Your objective: Working from the data below, reproduce exactly the lines starting at the one that holds "Write the matplotlib code for this chart." and ending at the one that holds "ax.set_xticklabels(categories, minor=True)". Pictures are excluded.

Materials provided:
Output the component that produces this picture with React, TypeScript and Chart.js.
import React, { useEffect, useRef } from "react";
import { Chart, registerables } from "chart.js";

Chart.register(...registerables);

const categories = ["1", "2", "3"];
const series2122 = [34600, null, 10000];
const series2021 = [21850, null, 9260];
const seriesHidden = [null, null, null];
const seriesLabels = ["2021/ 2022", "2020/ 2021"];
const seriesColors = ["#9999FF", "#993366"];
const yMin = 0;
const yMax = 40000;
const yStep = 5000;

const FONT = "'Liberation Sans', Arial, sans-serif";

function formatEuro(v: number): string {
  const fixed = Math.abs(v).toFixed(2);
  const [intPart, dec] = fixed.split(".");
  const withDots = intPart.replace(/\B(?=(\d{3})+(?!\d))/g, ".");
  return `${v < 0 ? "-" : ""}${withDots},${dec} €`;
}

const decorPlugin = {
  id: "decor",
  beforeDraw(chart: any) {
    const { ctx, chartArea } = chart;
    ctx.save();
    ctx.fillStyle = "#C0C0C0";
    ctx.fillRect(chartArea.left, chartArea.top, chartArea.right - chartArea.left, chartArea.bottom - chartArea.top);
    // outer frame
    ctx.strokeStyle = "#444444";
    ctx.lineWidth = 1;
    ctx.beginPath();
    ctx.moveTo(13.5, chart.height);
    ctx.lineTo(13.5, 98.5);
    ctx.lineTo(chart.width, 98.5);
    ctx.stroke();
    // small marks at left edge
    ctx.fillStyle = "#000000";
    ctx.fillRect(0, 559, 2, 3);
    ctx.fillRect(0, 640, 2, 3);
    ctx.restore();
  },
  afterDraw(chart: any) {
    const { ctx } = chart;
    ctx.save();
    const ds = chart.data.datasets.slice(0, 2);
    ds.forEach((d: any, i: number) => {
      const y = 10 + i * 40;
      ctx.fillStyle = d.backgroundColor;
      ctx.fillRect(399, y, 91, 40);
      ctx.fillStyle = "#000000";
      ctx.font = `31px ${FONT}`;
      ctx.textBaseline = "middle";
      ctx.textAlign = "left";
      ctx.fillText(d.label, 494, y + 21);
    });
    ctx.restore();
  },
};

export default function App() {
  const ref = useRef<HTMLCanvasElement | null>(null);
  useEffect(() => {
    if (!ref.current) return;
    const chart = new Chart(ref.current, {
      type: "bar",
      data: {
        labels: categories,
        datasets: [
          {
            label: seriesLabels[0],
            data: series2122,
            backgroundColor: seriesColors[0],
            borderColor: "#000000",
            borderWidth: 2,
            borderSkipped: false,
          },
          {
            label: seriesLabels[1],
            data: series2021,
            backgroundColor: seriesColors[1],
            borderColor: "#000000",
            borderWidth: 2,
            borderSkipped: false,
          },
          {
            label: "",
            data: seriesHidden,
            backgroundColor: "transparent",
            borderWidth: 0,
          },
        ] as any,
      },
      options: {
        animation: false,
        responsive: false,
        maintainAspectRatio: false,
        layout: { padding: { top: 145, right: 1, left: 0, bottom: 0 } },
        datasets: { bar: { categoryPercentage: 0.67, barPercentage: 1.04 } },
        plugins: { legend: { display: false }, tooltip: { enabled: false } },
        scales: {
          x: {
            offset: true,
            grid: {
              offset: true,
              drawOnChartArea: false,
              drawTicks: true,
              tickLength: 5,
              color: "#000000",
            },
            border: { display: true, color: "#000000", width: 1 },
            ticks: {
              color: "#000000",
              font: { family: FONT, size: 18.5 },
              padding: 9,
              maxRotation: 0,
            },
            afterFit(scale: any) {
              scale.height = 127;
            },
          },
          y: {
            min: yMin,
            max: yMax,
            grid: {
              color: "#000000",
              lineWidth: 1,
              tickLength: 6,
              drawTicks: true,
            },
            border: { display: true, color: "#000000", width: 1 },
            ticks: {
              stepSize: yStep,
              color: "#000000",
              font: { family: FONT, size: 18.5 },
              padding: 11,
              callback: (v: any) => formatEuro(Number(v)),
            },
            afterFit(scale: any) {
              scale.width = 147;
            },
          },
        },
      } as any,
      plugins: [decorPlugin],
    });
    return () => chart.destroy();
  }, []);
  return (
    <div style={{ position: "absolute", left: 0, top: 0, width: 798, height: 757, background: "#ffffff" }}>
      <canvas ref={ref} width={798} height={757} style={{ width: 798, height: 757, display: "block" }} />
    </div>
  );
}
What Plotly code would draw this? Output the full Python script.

...

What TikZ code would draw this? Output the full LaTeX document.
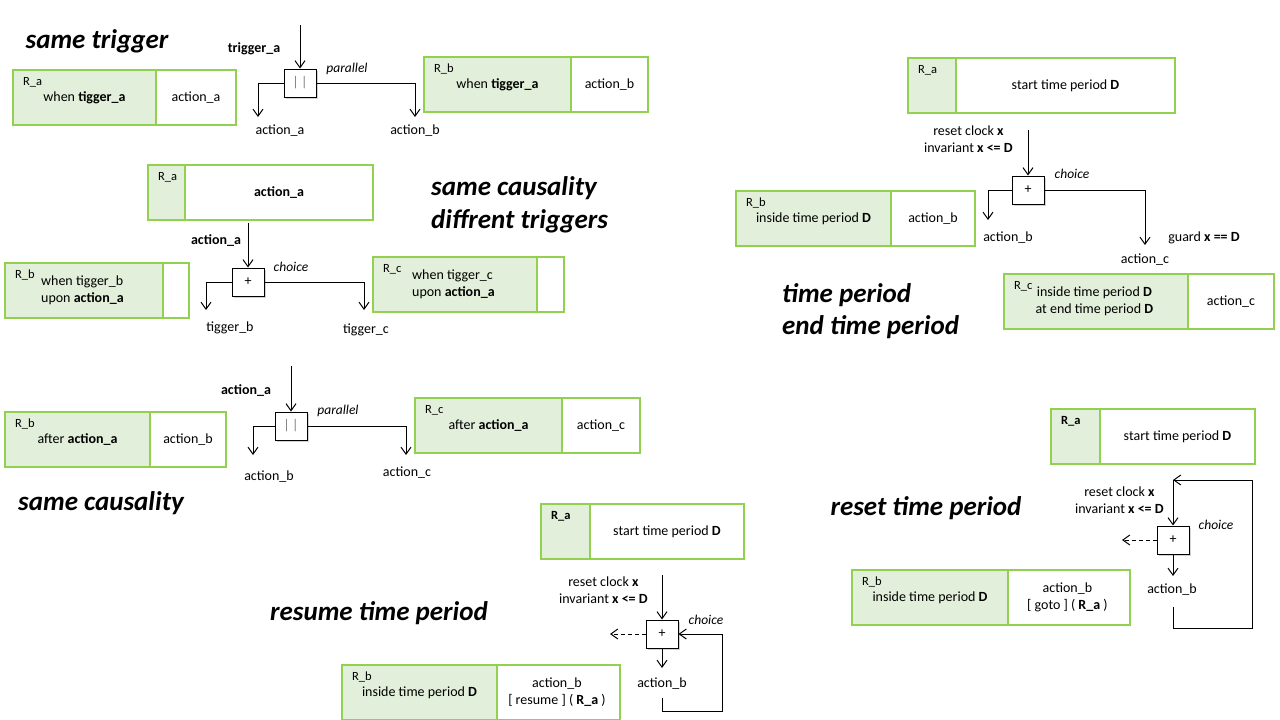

* * *

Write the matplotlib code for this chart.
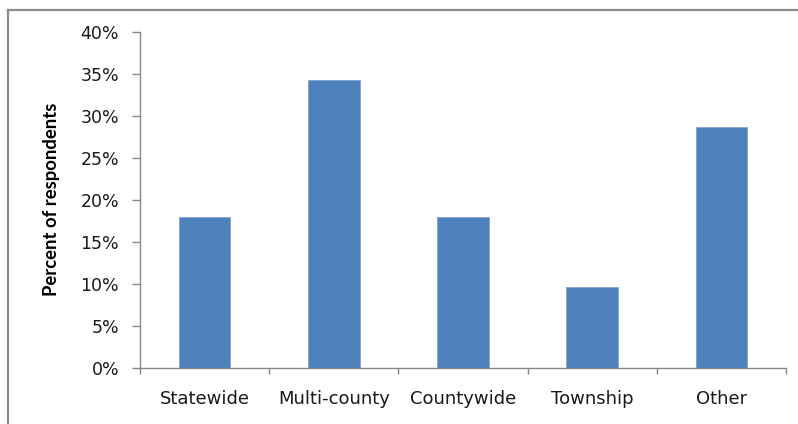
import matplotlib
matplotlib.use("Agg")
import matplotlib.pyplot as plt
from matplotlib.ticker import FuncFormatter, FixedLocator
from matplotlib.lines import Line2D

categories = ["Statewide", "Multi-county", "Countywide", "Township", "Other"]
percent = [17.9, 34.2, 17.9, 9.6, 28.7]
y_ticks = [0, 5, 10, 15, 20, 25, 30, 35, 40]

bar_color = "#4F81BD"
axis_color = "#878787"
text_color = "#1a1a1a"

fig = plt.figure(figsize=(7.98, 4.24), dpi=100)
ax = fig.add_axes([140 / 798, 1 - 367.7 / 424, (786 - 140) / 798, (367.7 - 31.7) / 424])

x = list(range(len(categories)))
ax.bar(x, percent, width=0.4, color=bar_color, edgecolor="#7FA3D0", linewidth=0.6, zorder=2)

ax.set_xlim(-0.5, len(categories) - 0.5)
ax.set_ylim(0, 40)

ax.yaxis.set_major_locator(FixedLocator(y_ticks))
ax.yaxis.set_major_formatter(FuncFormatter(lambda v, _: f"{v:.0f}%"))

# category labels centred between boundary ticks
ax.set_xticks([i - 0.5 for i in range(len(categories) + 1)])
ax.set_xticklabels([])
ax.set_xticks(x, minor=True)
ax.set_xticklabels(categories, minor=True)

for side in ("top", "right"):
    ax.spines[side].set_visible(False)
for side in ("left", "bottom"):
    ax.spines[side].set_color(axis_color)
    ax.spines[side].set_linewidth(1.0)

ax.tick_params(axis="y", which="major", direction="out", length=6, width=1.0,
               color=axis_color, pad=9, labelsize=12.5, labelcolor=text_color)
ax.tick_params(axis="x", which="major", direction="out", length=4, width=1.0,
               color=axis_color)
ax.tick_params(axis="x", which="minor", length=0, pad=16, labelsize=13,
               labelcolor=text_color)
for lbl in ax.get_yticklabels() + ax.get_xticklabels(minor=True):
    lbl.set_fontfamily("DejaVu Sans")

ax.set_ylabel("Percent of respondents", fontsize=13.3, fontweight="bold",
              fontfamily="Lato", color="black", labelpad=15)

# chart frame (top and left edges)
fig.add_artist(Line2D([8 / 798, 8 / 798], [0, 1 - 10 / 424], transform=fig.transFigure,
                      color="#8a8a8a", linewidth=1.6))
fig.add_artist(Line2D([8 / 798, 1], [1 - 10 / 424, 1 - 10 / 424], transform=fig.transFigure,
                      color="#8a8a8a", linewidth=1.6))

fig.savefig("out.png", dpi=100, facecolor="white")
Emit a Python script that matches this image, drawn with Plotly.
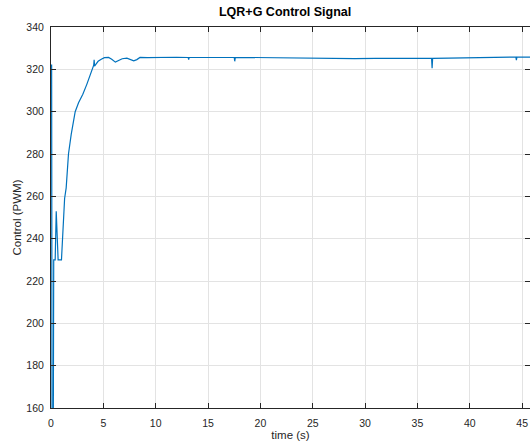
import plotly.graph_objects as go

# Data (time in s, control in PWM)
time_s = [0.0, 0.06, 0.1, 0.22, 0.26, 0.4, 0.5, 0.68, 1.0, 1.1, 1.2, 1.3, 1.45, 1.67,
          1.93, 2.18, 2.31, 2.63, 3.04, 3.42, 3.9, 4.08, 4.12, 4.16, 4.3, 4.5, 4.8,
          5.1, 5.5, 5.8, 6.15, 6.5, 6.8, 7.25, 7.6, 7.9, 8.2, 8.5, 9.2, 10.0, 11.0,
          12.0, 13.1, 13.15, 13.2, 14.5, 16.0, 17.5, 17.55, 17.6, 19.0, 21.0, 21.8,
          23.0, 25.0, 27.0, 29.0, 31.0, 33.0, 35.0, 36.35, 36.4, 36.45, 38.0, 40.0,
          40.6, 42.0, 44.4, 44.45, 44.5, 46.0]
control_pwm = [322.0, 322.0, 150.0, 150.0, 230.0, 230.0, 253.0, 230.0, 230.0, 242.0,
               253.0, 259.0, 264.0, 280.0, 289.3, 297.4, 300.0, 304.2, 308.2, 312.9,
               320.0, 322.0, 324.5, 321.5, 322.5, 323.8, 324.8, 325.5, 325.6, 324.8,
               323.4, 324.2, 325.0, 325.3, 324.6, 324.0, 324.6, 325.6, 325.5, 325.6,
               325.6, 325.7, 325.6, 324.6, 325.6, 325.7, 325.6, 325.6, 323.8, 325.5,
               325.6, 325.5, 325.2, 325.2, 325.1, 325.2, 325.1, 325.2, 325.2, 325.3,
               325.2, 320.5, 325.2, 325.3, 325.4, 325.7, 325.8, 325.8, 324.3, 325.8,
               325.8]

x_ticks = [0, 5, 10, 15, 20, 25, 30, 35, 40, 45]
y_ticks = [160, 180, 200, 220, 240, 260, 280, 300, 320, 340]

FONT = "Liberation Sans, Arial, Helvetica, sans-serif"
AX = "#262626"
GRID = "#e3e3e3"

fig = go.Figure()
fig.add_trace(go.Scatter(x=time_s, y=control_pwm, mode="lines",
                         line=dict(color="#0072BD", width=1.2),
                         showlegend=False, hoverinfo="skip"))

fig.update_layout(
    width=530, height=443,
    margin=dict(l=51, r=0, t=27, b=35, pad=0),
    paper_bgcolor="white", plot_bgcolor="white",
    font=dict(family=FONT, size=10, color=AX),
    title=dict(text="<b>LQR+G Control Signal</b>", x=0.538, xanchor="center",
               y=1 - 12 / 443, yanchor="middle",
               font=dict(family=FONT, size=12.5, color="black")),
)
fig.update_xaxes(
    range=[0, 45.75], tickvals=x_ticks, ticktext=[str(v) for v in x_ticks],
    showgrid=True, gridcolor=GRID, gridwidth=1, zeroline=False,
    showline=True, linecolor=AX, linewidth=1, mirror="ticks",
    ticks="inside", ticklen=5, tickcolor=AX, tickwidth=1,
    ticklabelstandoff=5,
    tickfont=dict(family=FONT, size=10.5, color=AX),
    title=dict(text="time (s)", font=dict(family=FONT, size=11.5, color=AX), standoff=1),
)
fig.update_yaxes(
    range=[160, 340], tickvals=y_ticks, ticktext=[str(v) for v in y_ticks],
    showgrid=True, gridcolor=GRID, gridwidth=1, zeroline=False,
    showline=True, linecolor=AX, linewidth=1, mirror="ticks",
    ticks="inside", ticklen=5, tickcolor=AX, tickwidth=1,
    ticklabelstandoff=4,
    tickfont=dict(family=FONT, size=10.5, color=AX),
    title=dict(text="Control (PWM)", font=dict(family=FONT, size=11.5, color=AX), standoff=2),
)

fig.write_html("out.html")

Answer to the problem:
Write the matplotlib code for this chart.
import matplotlib
matplotlib.use("Agg")
import matplotlib.pyplot as plt
from matplotlib.ticker import FuncFormatter, FixedLocator
from matplotlib.lines import Line2D

categories = ["Statewide", "Multi-county", "Countywide", "Township", "Other"]
percent = [17.9, 34.2, 17.9, 9.6, 28.7]
y_ticks = [0, 5, 10, 15, 20, 25, 30, 35, 40]

bar_color = "#4F81BD"
axis_color = "#878787"
text_color = "#1a1a1a"

fig = plt.figure(figsize=(7.98, 4.24), dpi=100)
ax = fig.add_axes([140 / 798, 1 - 367.7 / 424, (786 - 140) / 798, (367.7 - 31.7) / 424])

x = list(range(len(categories)))
ax.bar(x, percent, width=0.4, color=bar_color, edgecolor="#7FA3D0", linewidth=0.6, zorder=2)

ax.set_xlim(-0.5, len(categories) - 0.5)
ax.set_ylim(0, 40)

ax.yaxis.set_major_locator(FixedLocator(y_ticks))
ax.yaxis.set_major_formatter(FuncFormatter(lambda v, _: f"{v:.0f}%"))

# category labels centred between boundary ticks
ax.set_xticks([i - 0.5 for i in range(len(categories) + 1)])
ax.set_xticklabels([])
ax.set_xticks(x, minor=True)
ax.set_xticklabels(categories, minor=True)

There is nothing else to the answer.